By Cassidy Lavigne, Swimming World College Intern
There are many different types of coaches who have distinct styles in how they train their athletes. Some push more than others and some hate losing, but all of them have a passion for swimming and seeing their swimmers improve. While at times I dreaded the workouts from practices, after each seemingly-impossible set, I reflected and have to thank my coaches for making me stronger. All of the coaches I had throughout the years have taught me, and continue to teach me, lessons both in the water and off the pool deck, and I am grateful to have had the opportunities to be coached by all of them.
Here are four types of coaches I’ve encountered in my years as a swimmer…

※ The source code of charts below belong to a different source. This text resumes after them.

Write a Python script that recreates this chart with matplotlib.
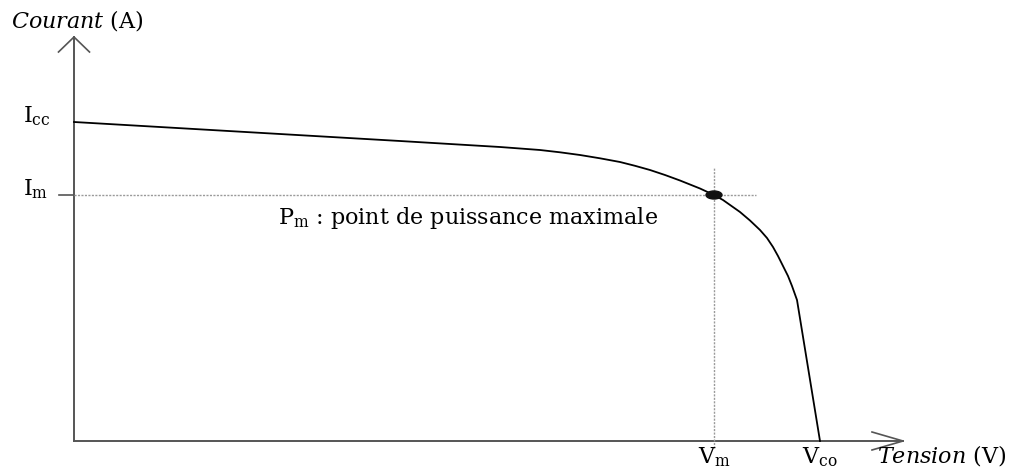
import matplotlib.pyplot as plt
from matplotlib.patches import Ellipse

plt.rcParams["font.family"] = ["DejaVu Serif"]
plt.rcParams["mathtext.fontset"] = "dejavuserif"

# I-V characteristic of a solar cell (arbitrary units)
tension = [0.00, 3.26, 4.26, 4.46, 4.66, 4.86, 5.06, 5.26, 5.46, 5.61,
           5.76, 5.91, 6.06, 6.26, 6.40, 6.49, 6.66, 6.76, 6.86, 6.93,
           6.99, 7.04, 7.09, 7.14, 7.18, 7.23, 7.46]
courant = [3.19, 3.00, 2.94, 2.925, 2.91, 2.887, 2.86, 2.827, 2.79, 2.752,
           2.71, 2.66, 2.605, 2.525, 2.46, 2.41, 2.29, 2.205, 2.11, 2.03,
           1.94, 1.85, 1.75, 1.65, 1.55, 1.41, 0.00]

i_cc = 3.19
i_m = 2.46
v_m = 6.40
v_co = 7.46

AXIS = "#555555"
GUIDE = "#9a9a9a"

fig = plt.figure(figsize=(10.19, 4.74), dpi=100)
ax = fig.add_axes([0, 0, 1, 1])
ax.set_xlim(-0.74, 9.45)
ax.set_ylim(-0.33, 4.41)
ax.axis("off")

# axes with open arrow heads
ax.plot([0, 0], [0, 4.04], color=AXIS, lw=1.4)
ax.plot([-0.155, 0, 0.155], [3.89, 4.04, 3.89], color=AXIS, lw=1.2)
ax.plot([0, 8.29], [0, 0], color=AXIS, lw=1.4)
ax.plot([7.98, 8.29, 7.98], [0.09, 0, -0.09], color=AXIS, lw=1.2)

# maximum power point guides
ax.plot([-0.15, 0], [i_m, i_m], color=AXIS, lw=1.2)
ax.plot([0, v_m + 0.42], [i_m, i_m], color=GUIDE, lw=1, ls=(0, (1.5, 1)))
ax.plot([v_m, v_m], [-0.07, i_m + 0.27], color=GUIDE, lw=1, ls=(0, (1.5, 1)))

ax.plot(tension, courant, color="black", lw=1.3, solid_joinstyle="round")
ax.add_patch(Ellipse((v_m, i_m), 0.16, 0.08, color="#111111", zorder=5))

fs = 16
ax.text(-0.51, i_cc, r"$\mathrm{I_{cc}}$", fontsize=fs, va="baseline")
ax.text(-0.51, i_m, r"$\mathrm{I_m}$", fontsize=fs, va="baseline")
ax.text(v_m, -0.22, r"$\mathrm{V_m}$", fontsize=fs, ha="center", va="baseline")
ax.text(v_co, -0.22, r"$\mathrm{V_{co}}$", fontsize=fs, ha="center", va="baseline")
ax.text(8.03, -0.22, r"$\mathit{Tension}$ (V)", fontsize=fs, va="baseline")
ax.text(-0.63, 4.14, r"$\mathit{Courant}$ (A)", fontsize=fs, va="baseline")
ax.text(2.04, 2.17, r"$\mathrm{P_m}$ : point de puissance maximale",
        fontsize=fs, va="baseline")

fig.savefig("out.png", dpi=100)
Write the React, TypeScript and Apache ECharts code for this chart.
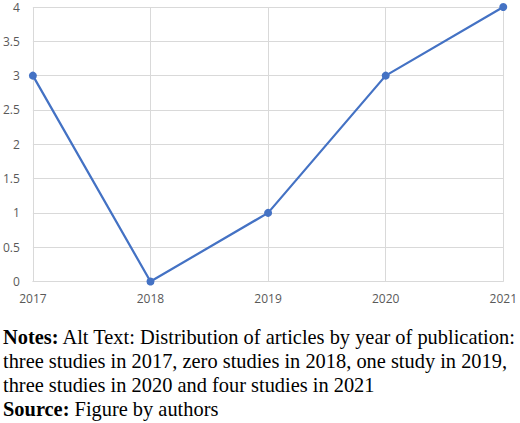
import React, { useEffect, useRef } from "react";
import * as echarts from "echarts";

const years = ["2017", "2018", "2019", "2020", "2021"];
const studies = [3, 0, 1, 3, 4];
const yTicks = { min: 0, max: 4, interval: 0.5 };

const noteLines = [
	"{b|Notes:} Alt Text: Distribution of articles by year of publication:",
	"three studies in 2017, zero studies in 2018, one study in 2019,",
	"three studies in 2020 and four studies in 2021",
	"{b|Source:} Figure by authors",
];

const App: React.FC = () => {
	const chartRef = useRef<HTMLDivElement>(null);

	useEffect(() => {
		if (!chartRef.current) return;
		const chart = echarts.init(chartRef.current, undefined, { renderer: "svg" });

		const axisText = {
			color: "#595959",
			fontSize: 12,
			fontFamily: "Open Sans",
		};

		const option: echarts.EChartsOption = {
			animation: false,
			grid: { left: 32, right: 14, top: 7, bottom: 141.5 },
			xAxis: {
				type: "category",
				data: years,
				boundaryGap: false,
				axisLine: { lineStyle: { color: "#d9d9d9", width: 1 } },
				axisTick: { show: false },
				axisLabel: { ...axisText, margin: 11 },
				splitLine: { show: true, lineStyle: { color: "#d9d9d9", width: 1 } },
			},
			yAxis: {
				type: "value",
				min: yTicks.min,
				max: yTicks.max,
				interval: yTicks.interval,
				axisLine: { show: false },
				axisTick: { show: false },
				axisLabel: { ...axisText, margin: 13 },
				splitLine: { lineStyle: { color: "#d9d9d9", width: 1 } },
			},
			series: [
				{
					type: "line",
					data: studies,
					symbol: "circle",
					symbolSize: 8,
					lineStyle: { color: "#4472C4", width: 2.25 },
					itemStyle: { color: "#4472C4" },
				},
			],
			graphic: noteLines.map((line, i) => ({
				type: "text",
				left: 3,
				top: 327 + i * 24,
				style: {
					text: line,
					fill: "#000",
					fontSize: 20.4,
					fontFamily: "Liberation Serif",
					rich: {
						b: { fontWeight: "bold", fontSize: 20.4, fontFamily: "Liberation Serif", fill: "#000" },
					},
				},
			})),
		};

		chart.setOption(option);
		return () => chart.dispose();
	}, []);

	return (
		<div
			ref={chartRef}
			style={{ position: "absolute", left: 0, top: 0, width: 520, height: 423, background: "#fff" }}
		/>
	);
};

export default App;
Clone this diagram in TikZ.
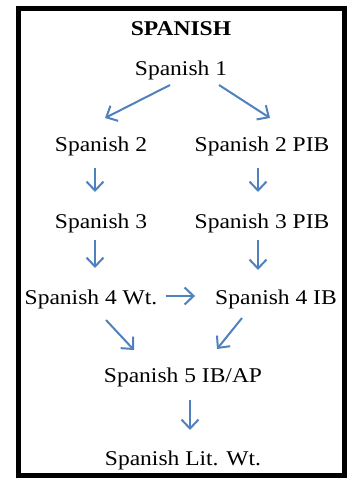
\documentclass[tikz,border=0pt]{standalone}
\usepackage{fontspec}
\setmainfont[FakeStretch=1.12]{Liberation Serif}
\usepackage{tikz}
\usetikzlibrary{arrows.meta}
\definecolor{officeblue}{RGB}{79, 129, 189}
\tikzset{
    course/.style={font=\fontsize{21}{25}\selectfont, inner sep=0pt, anchor=center},
    prereq/.style={officeblue, line width=2pt, -{Straight Barb[length=9pt, width=17pt, line width=2pt]}}
}

\begin{document}
\begin{tikzpicture}[x=1pt, y=-1pt]
            \useasboundingbox                                  (  0,   0) rectangle (347, 479);
            \draw[black, line width=5pt]                       ( 18,   8) rectangle (344, 475);
            \node[course, font=\fontsize{21}{25}\bfseries] (title) at (181,  29) {SPANISH};
            \node[course] (sp1)    at (181,  70) {Spanish 1};
            \node[course] (sp2)    at (101, 146) {Spanish 2};
            \node[course] (sp2pib) at (262, 146) {Spanish 2 PIB};
            \node[course] (sp3)    at (101, 223) {Spanish 3};
            \node[course] (sp3pib) at (262, 223) {Spanish 3 PIB};
            \node[course] (sp4wt)  at ( 91, 299) {Spanish 4 Wt.};
            \node[course] (sp4ib)  at (276, 299) {Spanish 4 IB};
            \node[course] (sp5)    at (183, 377) {Spanish 5 IB/AP};
            \node[course] (split)  at (183, 460) {Spanish Lit. Wt.};
            % arrows between the courses
            \draw[prereq] ([xshift=-11pt, yshift=-15pt]sp1.center)    -- ([xshift=4pt,  yshift=28pt]sp2.center);
            \draw[prereq] ([xshift=38pt,  yshift=-15pt]sp1.center)    -- ([xshift=8pt,  yshift=28pt]sp2pib.center);
            \draw[prereq] ([xshift=-6pt,  yshift=-22pt]sp2.center)    -- ([xshift=-6pt, yshift=31pt]sp3.center);
            \draw[prereq] ([xshift=-4pt,  yshift=-22pt]sp2pib.center) -- ([xshift=-4pt, yshift=31pt]sp3pib.center);
            \draw[prereq] ([xshift=-6pt,  yshift=-17pt]sp3.center)    -- ([xshift=4pt,  yshift=31pt]sp4wt.center);
            \draw[prereq] ([xshift=-4pt,  yshift=-17pt]sp3pib.center) -- ([xshift=-18pt,yshift=29pt]sp4ib.center);
            \draw[prereq] ([xshift=8pt,   yshift=3pt]sp4wt.east)      -- ([xshift=-20pt,yshift=3pt]sp4ib.west);
            \draw[prereq] ([xshift=15pt,  yshift=-21pt]sp4wt.center)  -- ([xshift=-49pt,yshift=27pt]sp5.center);
            \draw[prereq] ([xshift=-34pt, yshift=-19pt]sp4ib.center)  -- ([xshift=34pt, yshift=28pt]sp5.center);
            \draw[prereq] ([xshift=7pt,   yshift=-23pt]sp5.center)    -- ([xshift=7pt,  yshift=30pt]split.center);
        \end{tikzpicture}
\end{document}
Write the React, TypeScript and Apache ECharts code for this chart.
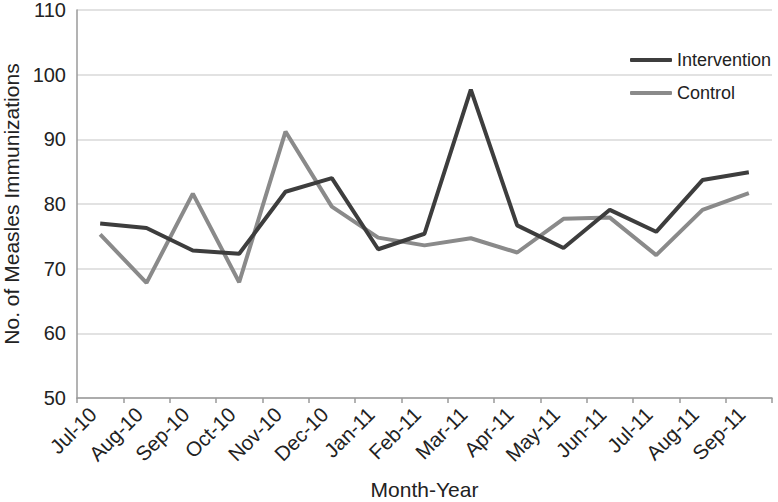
import React, { useEffect, useRef } from "react";
import * as echarts from "echarts";

const months = ["Jul-10", "Aug-10", "Sep-10", "Oct-10", "Nov-10", "Dec-10", "Jan-11", "Feb-11", "Mar-11", "Apr-11", "May-11", "Jun-11", "Jul-11", "Aug-11", "Sep-11"];
const intervention = [77.0, 76.3, 72.8, 72.3, 81.9, 84.0, 73.0, 75.4, 97.7, 76.7, 73.2, 79.1, 75.7, 83.7, 84.9];
const control = [75.3, 67.8, 81.6, 67.9, 91.2, 79.6, 74.8, 73.6, 74.7, 72.5, 77.7, 77.9, 72.1, 79.1, 81.7];

const FONT = "'Liberation Sans', Arial, sans-serif";
const TEXT = "#222222";

export default function App() {
  const ref = useRef<HTMLDivElement>(null);
  useEffect(() => {
    const chart = echarts.init(ref.current!, null, { renderer: "svg" });
    chart.setOption({
      animation: false,
      backgroundColor: "#ffffff",
      textStyle: { fontFamily: FONT, color: TEXT },
      grid: { left: 77, right: 6, top: 10, bottom: 104, containLabel: false, outerBoundsMode: "none" },
      legend: {
        orient: "vertical",
        left: 630,
        top: 50,
        padding: 0,
        itemWidth: 42,
        itemHeight: 4,
        itemGap: 13,
        icon: "roundRect",
        textStyle: { fontFamily: FONT, fontSize: 18, color: TEXT, lineHeight: 20 },
        data: ["Intervention", "Control"],
      },
      xAxis: {
        type: "category",
        data: months,
        boundaryGap: true,
        name: "Month-Year",
        nameLocation: "middle",
        nameGap: 82,
        nameTextStyle: { fontFamily: FONT, fontSize: 21, lineHeight: 18, color: TEXT },
        axisLine: { lineStyle: { color: "#9a9a9a", width: 1.5 } },
        axisTick: { show: true, length: 5, lineStyle: { color: "#9a9a9a", width: 1.5 } },
        axisLabel: {
          rotate: 45,
          fontSize: 20.5,
          color: TEXT,
          fontFamily: FONT,
          margin: 20,
          interval: 0,
          align: "right",
          verticalAlign: "bottom",
        },
        splitLine: { show: false },
      },
      yAxis: {
        type: "value",
        min: 50,
        max: 110,
        interval: 10,
        name: "No. of Measles Immunizations",
        nameLocation: "middle",
        nameGap: 47,
        nameTextStyle: { fontFamily: FONT, fontSize: 21, lineHeight: 18, color: TEXT },
        axisLine: { show: true, lineStyle: { color: "#9a9a9a", width: 1.5 } },
        axisTick: { show: false },
        axisLabel: { fontSize: 20, lineHeight: 16, color: TEXT, fontFamily: FONT, margin: 11 },
        splitLine: { show: true, lineStyle: { color: "#d9d9d9", width: 1.5 } },
      },
      series: [
        {
          name: "Intervention",
          type: "line",
          data: intervention,
          symbol: "none",
          color: "#3d3d3d",
          lineStyle: { width: 4, color: "#3d3d3d" },
          z: 3,
        },
        {
          name: "Control",
          type: "line",
          data: control,
          symbol: "none",
          color: "#8a8a8a",
          lineStyle: { width: 4, color: "#8a8a8a" },
          z: 2,
        },
      ],
    });
    return () => chart.dispose();
  }, []);
  return <div ref={ref} style={{ width: 778, height: 502, position: "absolute", left: 0, top: 0 }} />;
}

1. The One Who Yelled a Lot
On most days, her voice was gone from yelling at us from the previous practice. I’d return home exhausted with the echo of her voice, “GO FASTER!” or “MAKE THIS!” Not putting in full effort wasn’t an option. If you didn’t make the interval, that swim didn’t count towards the set. I learned to be pushed and how to fight against every inch of my body that was telling me to stop. I learned that I can go faster, that I can make just one more set. I learned not to ask “how many more?” and instead just put my head down and swim, reach your mental breaking point, and then swim more. After all, if you can make the first half of a set you can make the second, because it’s all mental.
2. The Speechwriter
“Get fired up!” He would say as he gave me a high-five before warming up. He gave me inspiration, and reminded me how hard I had worked. It was always a good reminder to have, especially before challenging races. After racing, he would debrief, comment on what had improved since the last meet, and where I could’ve “dug deeper.” This coach reminded me, and still continues to remind me to believe in myself and my efforts in practice. I still play back his speeches in my head from our dual meets in high school to now in college swimming at conferences.
3. The Mellow One
At first, I wasn’t sure if I should feel so calm at a meet. Head coach of Soka University of America, Adam Crossen, has taught me to not overthink and to not get too worked up before and after my races. I am in control of how I want my races to go and the effort I put into each set at practice to prepare for it. He will always tell us, “You trained for this,” and “Don’t overthink it.” This keeps meets fun, and while there are no big speeches, there is high expectation. My teammate and upcoming senior at SUA, Taylor Karnilaw, agrees with me– “He’ll train you and prepare you and give you the tools to succeed in your races, but he puts it on you to push yourself and put in the effort. You’re in control.”
4. The “Forever” Coach
The one who sparked my passion for swimming. He was there my first day back in the pool and coached my last race as an “age-group” swimmer. The one who has not only been a role model and coach when I’m in the water conditioning, but in all aspects of my life. The dare-devil who pushed me out of my comfort zone and into other events. He knew when I tried and when I could’ve tried harder. I wanted to work hard for this coach and apply all his critiques to improve my stroke. I still drop in on his practices when I’m home, and he’s the first one I will reach out to when I get a best time.